There is competition for our focus. Much of the noise in the city demands our attention, and it is seldom easier within ourselves. We have had to develop the ability to prioritize and juggle many things. Meditation invites us into a time when we reclaim our focus and attention. Here, we choose what we seek. In the midst of all the demands made of us, in meditation we declare what it is that we long for. We focus on what is most important to us when we meditate.

Most simply, meditation prayerfully brings your body, mind, and spirit into focus on or towards something specific.

Restfully Focusing and Returning our Focus

Whenever we set time aside to meditate, we proclaim the importance of what we will focus on. Many of our prayer practices include elements of meditation. We do this when we dwell deeply on scripture, a part of God’s character, or search within ourselves. There is intentionality to meditation as we do this together with the Holy Spirit. We have chosen where we will place our focus. As we begin thinking about our chosen focus, we have begun to meditate. Soon enough, our focus wanders, and we need to lovingly and gently return our focus. Invite the Holy Spirit to help prompt you when your focus wanders. Mediation involves a dance between restfully focusing and actively returning our focus. In all things and in all moments, our God is with us.

In meditation, you will notice that your focus has drifted. It is a personal journey to discover the ways you help your focus return. You may need to acknowledge what took your attention and then choose to set that down. Be kind and gracious with yourself. Our lives are full, and there is much to do. Giving ourselves to this kind of focused attention is foreign to the other things we ask ourselves to do. Our whole selves have been trained to respond to this restful focus by moving on to the next thing to do. Yet, this is time that you have devoted to prayerfully allowing your focus to rest on this. Think of your intentional focus again. It is common to need to feel like you are starting over because your body has begun to move on. Meditation is a discipline because it takes practice and it transforms us.

Meditation Transforms Us

As you spend more time meditating, your body will begin to understand what you are doing.

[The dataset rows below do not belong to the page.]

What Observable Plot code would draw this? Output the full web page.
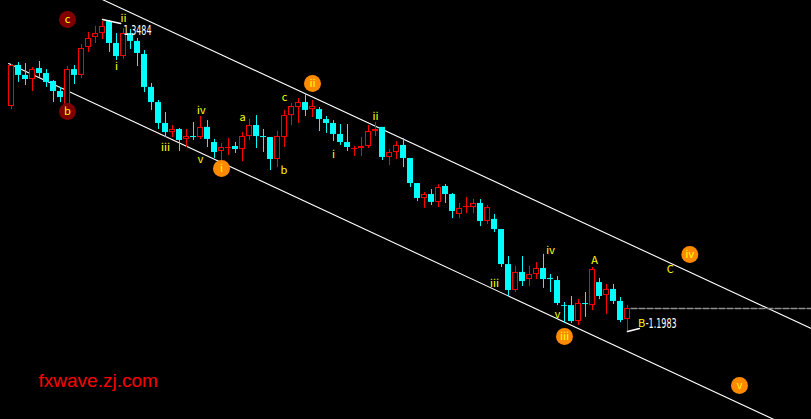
<!DOCTYPE html>
<html><head><meta charset="utf-8">
<script src="https://cdn.jsdelivr.net/npm/d3@7"></script>
<script src="https://cdn.jsdelivr.net/npm/@observablehq/plot@0.6"></script>
<style>html,body{margin:0;padding:0;background:#000;overflow:hidden}</style>
</head><body><div id="chart"></div>
<script>
// OHLC candles (EUR/USD style prices), one per bar index
const opens = [1.3069,1.3267,1.3219,1.3199,1.3252,1.3228,1.3190,1.3141,1.3069,1.3247,1.3219,1.3354,1.3402,1.3421,1.3479,1.3373,1.3310,1.3421,1.3383,1.3320,1.3161,1.3088,1.2987,1.2943,1.2958,1.2910,1.2924,1.2919,1.2968,1.2895,1.2852,1.2866,1.2876,1.2861,1.2924,1.2977,1.2924,1.2919,1.2813,1.2919,1.3025,1.3064,1.3088,1.3054,1.3054,1.3006,1.2987,1.2934,1.2895,1.2861,1.2866,1.2876,1.2948,1.2968,1.2823,1.2847,1.2881,1.2818,1.2697,1.2625,1.2644,1.2606,1.2683,1.2644,1.2548,1.2581,1.2581,1.2601,1.2514,1.2524,1.2475,1.2306,1.2181,1.2268,1.2234,1.2258,1.2287,1.2239,1.2229,1.2108,1.2108,1.2031,1.2118,1.2108,1.2219,1.2157,1.2186,1.2128,1.2041];
const highs = [1.3272,1.3281,1.3276,1.3257,1.3286,1.3247,1.3194,1.3161,1.3262,1.3267,1.3368,1.3426,1.3455,1.3479,1.3484,1.3421,1.3445,1.3441,1.3397,1.3339,1.3180,1.3098,1.3040,1.2977,1.2963,1.2958,1.2992,1.3021,1.3001,1.2910,1.2890,1.2914,1.2895,1.2943,1.3006,1.3025,1.2958,1.2919,1.2948,1.3050,1.3083,1.3108,1.3132,1.3098,1.3064,1.3021,1.3001,1.2982,1.2982,1.2876,1.2919,1.2977,1.2992,1.2968,1.2861,1.2900,1.2914,1.2818,1.2697,1.2654,1.2668,1.2692,1.2692,1.2649,1.2601,1.2630,1.2620,1.2620,1.2591,1.2548,1.2475,1.2345,1.2297,1.2345,1.2297,1.2316,1.2355,1.2258,1.2248,1.2123,1.2152,1.2137,1.2171,1.2292,1.2239,1.2210,1.2210,1.2147,1.2108];
const lows = [1.3054,1.3185,1.3170,1.3141,1.3209,1.3161,1.3088,1.3088,1.3050,1.3175,1.3204,1.3330,1.3373,1.3392,1.3330,1.3291,1.3296,1.3344,1.3262,1.3136,1.3050,1.2958,1.2919,1.2919,1.2852,1.2871,1.2905,1.2910,1.2871,1.2818,1.2799,1.2832,1.2842,1.2803,1.2905,1.2866,1.2847,1.2760,1.2774,1.2871,1.2977,1.2987,1.3021,1.3016,1.2948,1.2939,1.2900,1.2881,1.2852,1.2828,1.2828,1.2866,1.2924,1.2808,1.2784,1.2813,1.2774,1.2678,1.2610,1.2577,1.2591,1.2581,1.2601,1.2528,1.2528,1.2552,1.2552,1.2490,1.2499,1.2461,1.2292,1.2152,1.2171,1.2200,1.2200,1.2234,1.2191,1.2171,1.2108,1.2022,1.2022,1.2012,1.2051,1.2084,1.2137,1.2065,1.2113,1.2026,1.1983];
const closes = [1.3267,1.3219,1.3199,1.3247,1.3228,1.3185,1.3141,1.3112,1.3247,1.3219,1.3349,1.3397,1.3421,1.3455,1.3373,1.3310,1.3421,1.3383,1.3325,1.3161,1.3088,1.2987,1.2943,1.2958,1.2905,1.2924,1.2919,1.2968,1.2910,1.2847,1.2871,1.2871,1.2861,1.2924,1.2977,1.2924,1.2919,1.2813,1.2924,1.3025,1.3069,1.3088,1.3050,1.3069,1.3006,1.2987,1.2934,1.2895,1.2871,1.2866,1.2876,1.2948,1.2958,1.2823,1.2847,1.2881,1.2818,1.2697,1.2625,1.2644,1.2606,1.2678,1.2644,1.2562,1.2577,1.2586,1.2601,1.2514,1.2581,1.2475,1.2306,1.2181,1.2268,1.2224,1.2258,1.2287,1.2234,1.2234,1.2118,1.2104,1.2031,1.2118,1.2113,1.2282,1.2152,1.2186,1.2128,1.2036,1.2094];

// Channel lines (bar index, price)
const upperIdx = [-2, 116];
const upperPrice = [1.3820, 1.1970];
const lowerIdx = [-0.4, 116];
const lowerPrice = [1.3276, 1.1447];

// Wave labels (small yellow text)
const labelText = ["ⅱ","ⅰ","ⅲ","ⅳ","ⅴ","a","c","b","ⅰ","ⅱ","ⅲ","ⅳ","ⅴ","A","C","B"];
const labelIdx = [16,15,22,27.1,27,33,39,38.9,46,52,69,77,78,83.3,94.1,90];
const labelPrice = [1.3494,1.3262,1.2871,1.3050,1.2813,1.3016,1.3112,1.2760,1.2837,1.3021,1.2215,1.2374,1.2065,1.2326,1.2282,1.2022];

// Wave circles
const circleText = ["c","b","ⅰ","ⅱ","ⅲ","ⅳ","ⅴ"];
const circleIdx = [8,8,30,43,79,96.9,104];
const circlePrice = [1.3489,1.3045,1.2770,1.3180,1.1959,1.2355,1.1722];
const circleDegree = ["minor","minor","major","major","major","major","major"];

// Extremes
const extremeText = ["1.3484","-1.1983"];
const extremeIdx = [16,90.6];
const extremePrice = [1.3436,1.2022];
const hiLinkIdx = [13,15.6], hiLinkPrice = [1.3489,1.3470];
const loLinkIdx = [88,89.7], loLinkPrice = [1.1983,1.1997];
const lastPrice = 1.2094;
const lastIdx = [88.5, 116];

const candles = opens.map((o, i) => ({i, o, h: highs[i], l: lows[i], c: closes[i], up: closes[i] >= o}));
const upC = candles.filter(d => d.up);
const dnC = candles.filter(d => !d.up);
const half = 3 / 7;

const labels = labelText.map((t, k) => ({t, i: labelIdx[k], p: labelPrice[k]}));
const circles = circleText.map((t, k) => ({t, i: circleIdx[k], p: circlePrice[k], d: circleDegree[k]}));
const extremes = extremeText.map((t, k) => ({t, i: extremeIdx[k], p: extremePrice[k]}));
const line = (xs, ys) => xs.map((x, k) => ({x, y: ys[k]}));

const chart = Plot.plot({
  width: 811, height: 419,
  margin: 0,
  style: {background: "#000", overflow: "hidden"},
  x: {type: "linear", domain: [-11/7, 800/7], axis: null},
  y: {type: "linear", domain: [1.155824, 1.35805], axis: null},
  marks: [
    Plot.line(line(upperIdx, upperPrice), {x: "x", y: "y", stroke: "#fff", strokeWidth: 1.1, clip: true}),
    Plot.line(line(lowerIdx, lowerPrice), {x: "x", y: "y", stroke: "#fff", strokeWidth: 1.1, clip: true}),
    Plot.line(line(lastIdx, [lastPrice, lastPrice]), {x: "x", y: "y", stroke: "#8c8c8c", strokeDasharray: "6,2", clip: true}),
    Plot.ruleX(upC, {x: "i", y1: "l", y2: "h", stroke: "#ff0000"}),
    Plot.ruleX(dnC, {x: "i", y1: "l", y2: "h", stroke: "#00ffff"}),
    Plot.rect(dnC, {x1: d => d.i - half, x2: d => d.i + half, y1: "o", y2: "c", fill: "#00ffff"}),
    Plot.rect(upC, {x1: d => d.i - half, x2: d => d.i + half, y1: "o", y2: "c", fill: "#000", stroke: "#ff0000", strokeWidth: 1, inset: 0.5}),
    Plot.line(line(hiLinkIdx, hiLinkPrice), {x: "x", y: "y", stroke: "#fff"}),
    Plot.line(line(loLinkIdx, loLinkPrice), {x: "x", y: "y", stroke: "#fff"}),
    Plot.text(extremes, {x: "i", y: "p", text: "t", fill: "#fff", textAnchor: "start", fontSize: 14, fontFamily: "'Liberation Sans Narrow','DejaVu Sans Condensed',sans-serif"}),
    Plot.dot(circles, {x: "i", y: "p", r: 8.5, fill: d => d.d === "minor" ? "#800000" : "#ff8a00", stroke: "none"}),
    Plot.text(circles, {x: "i", y: "p", text: "t", fill: "#ffff00", fontSize: 11, fontFamily: "'Noto Sans CJK SC','DejaVu Sans',sans-serif"}),
    Plot.text(labels, {x: "i", y: "p", text: "t", fill: "#ffff00", fontSize: 11, fontFamily: "'Noto Sans CJK SC','DejaVu Sans',sans-serif"}),
    Plot.text(["fxwave.zj.com"], {frameAnchor: "top-left", dx: 38, dy: 373, text: d => d, fill: "#ff0000", fontSize: 19, textAnchor: "start", fontFamily: "'Liberation Sans',Arial,sans-serif"})
  ]
});
// condense the price labels like the terminal's narrow font
const narrow = {"1.3484": 28, "-1.1983": 31};
d3.select(chart).selectAll("text").each(function() {
  const w = narrow[this.textContent];
  if (w) { this.setAttribute("textLength", w); this.setAttribute("lengthAdjust", "spacingAndGlyphs"); }
});
document.getElementById("chart").appendChild(chart);
</script>
</body></html>
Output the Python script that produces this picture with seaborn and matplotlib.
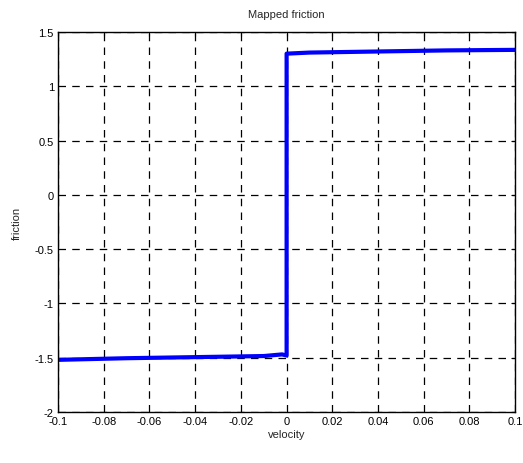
import matplotlib.pyplot as plt
import seaborn as sns
import pandas as pd

# Mapped friction curve
velocity = [-0.1, -0.07, -0.04, -0.01, -0.002, 0.0, 0.0, 0.01, 0.04, 0.07, 0.1]
friction = [-1.52, -1.505, -1.495, -1.485, -1.47, -1.48, 1.30, 1.31, 1.32, 1.33, 1.335]

xticks = [-0.1, -0.08, -0.06, -0.04, -0.02, 0, 0.02, 0.04, 0.06, 0.08, 0.1]
xticklabels = ['-0.1', '-0.08', '-0.06', '-0.04', '-0.02', '0', '0.02', '0.04', '0.06', '0.08', '0.1']
yticks = [-2, -1.5, -1, -0.5, 0, 0.5, 1, 1.5]
yticklabels = ['-2', '-1.5', '-1', '-0.5', '0', '0.5', '1', '1.5']

sns.set_style('white')
plt.rcParams['font.family'] = ['Liberation Sans', 'DejaVu Sans']

df = pd.DataFrame({'velocity': velocity, 'friction': friction})

fig = plt.figure(figsize=(5.23, 4.64), dpi=100)
ax = fig.add_axes([0.111, 0.110, 0.874, 0.819])

sns.lineplot(data=df, x='velocity', y='friction', estimator=None, sort=False,
             color='#0000ff', linewidth=3, ax=ax)

ax.set_xlim(-0.1, 0.1)
ax.set_ylim(-2, 1.5)
ax.set_xticks(xticks)
ax.set_xticklabels(xticklabels)
ax.set_yticks(yticks)
ax.set_yticklabels(yticklabels)
ax.grid(True, color='black', linestyle=(0, (6, 5)), linewidth=0.9)
ax.set_axisbelow(True)
ax.tick_params(direction='in', length=3, width=0.8, labelsize=8, pad=3,
               top=True, right=True, colors='black')
for s in ax.spines.values():
    s.set_color('black')
    s.set_linewidth(1.0)

ax.set_title('Mapped friction', fontsize=8, pad=11)
ax.set_xlabel('velocity', fontsize=8, labelpad=2)
ax.set_ylabel('friction', fontsize=8, labelpad=9)

fig.savefig('out.png', dpi=100)
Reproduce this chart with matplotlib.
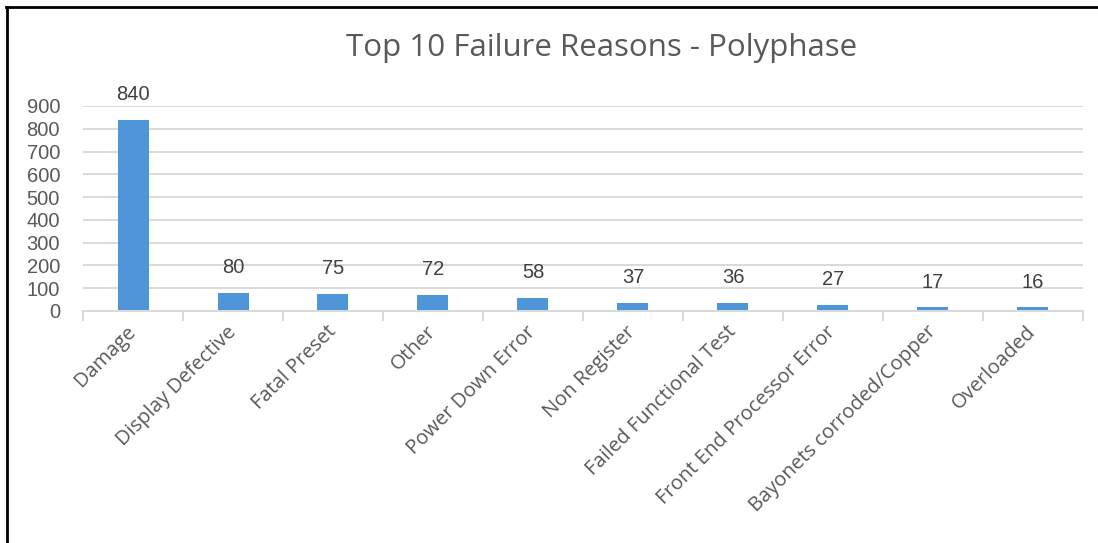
import matplotlib
matplotlib.use("Agg")
import matplotlib.pyplot as plt
import numpy as np
from matplotlib.lines import Line2D

categories = ["Damage", "Display Defective", "Fatal Preset", "Other", "Power Down Error",
              "Non Register", "Failed Functional Test", "Front End Processor Error",
              "Bayonets corroded/Copper", "Overloaded"]
values = [840, 80, 75, 72, 58, 37, 36, 27, 17, 16]
yticks = [0, 100, 200, 300, 400, 500, 600, 700, 800, 900]
title = "Top 10 Failure Reasons - Polyphase"

plt.rcParams['font.family'] = ['Open Sans', 'DejaVu Sans']
num_font = ['Liberation Sans', 'DejaVu Sans']
txt = "#595959"
grid = "#D9D9D9"

fig = plt.figure(figsize=(10.98, 5.43), dpi=100)
ax = fig.add_axes([0.0756, 0.4273, 0.9107, 0.3775])

x = np.arange(len(categories))
ax.bar(x, values, width=0.31, color="#4F96D9", zorder=3)
for xi, v in zip(x, values):
    ax.annotate(str(v), (xi, v), xytext=(0, 18), textcoords="offset points",
                ha="center", va="center", fontsize=14.5, color="#404040", family=num_font)

ax.set_xlim(-0.5, len(categories) - 0.5)
ax.set_ylim(0, 900)
ax.set_yticks(yticks)
ax.set_yticklabels([str(t) for t in yticks], fontsize=14.5, color=txt, family=num_font)
ax.tick_params(axis="y", length=0, pad=16.5)
ax.yaxis.grid(True, color=grid, linewidth=1.4, zorder=0)

ax.set_xticks(np.arange(-0.5, len(categories), 1.0))
ax.set_xticklabels([])
ax.tick_params(axis="x", which="major", length=7, color=grid, width=1.4)
ax.set_xticks(x, minor=True)
ax.set_xticklabels(categories, minor=True, rotation=45, ha="right", va="center",
                   rotation_mode="anchor", fontsize=14.5, color=txt)
ax.tick_params(axis="x", which="minor", length=0, pad=13)

for s in ["top", "right", "left"]:
    ax.spines[s].set_visible(False)
ax.spines["bottom"].set_color(grid)
ax.spines["bottom"].set_linewidth(1.4)
ax.spines["bottom"].set_zorder(4)

fig.text(0.5475, 0.911, title, ha="center", va="center", fontsize=22.5, color=txt)

# outer border (left and top)
fig.add_artist(Line2D([0.0065, 0.0065], [0, 0.988], transform=fig.transFigure, color="black", linewidth=2))
fig.add_artist(Line2D([0.0055, 1.0], [0.988, 0.988], transform=fig.transFigure, color="black", linewidth=2))

fig.savefig("out.png", dpi=100)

It will slowly become easier to let your focus rest where you have placed it. The work of meditating is changing you. It is giving you another way of being in our world and of being with yourself.

Meditation helps us grow in other ways too. As we memorize scripture, prayers, and liturgies to meditate on, they slowly become a part of us. With time, the things that we choose to focus on mold and shape our hearts. The very same hearts that Jesus tells us ‘out of the overflow of the heart the mouth speaks.’ It is all too easy to allow ourselves to be trapped by anger, fear, and hatred. The scriptures tell us that the heart of our God is love, and that the sacred heart of Jesus abounds in mercy and grace. If our desire is to be like Christ, then let us choose to meditate on who Jesus is. Let us invite God to help us become more like Himself.

Our God is with us in all things. Whenever you give yourself time for meditative prayer, invite our God to be present. You can always ask the Holy Spirit to assist you and to be your guide. God longs to be with you.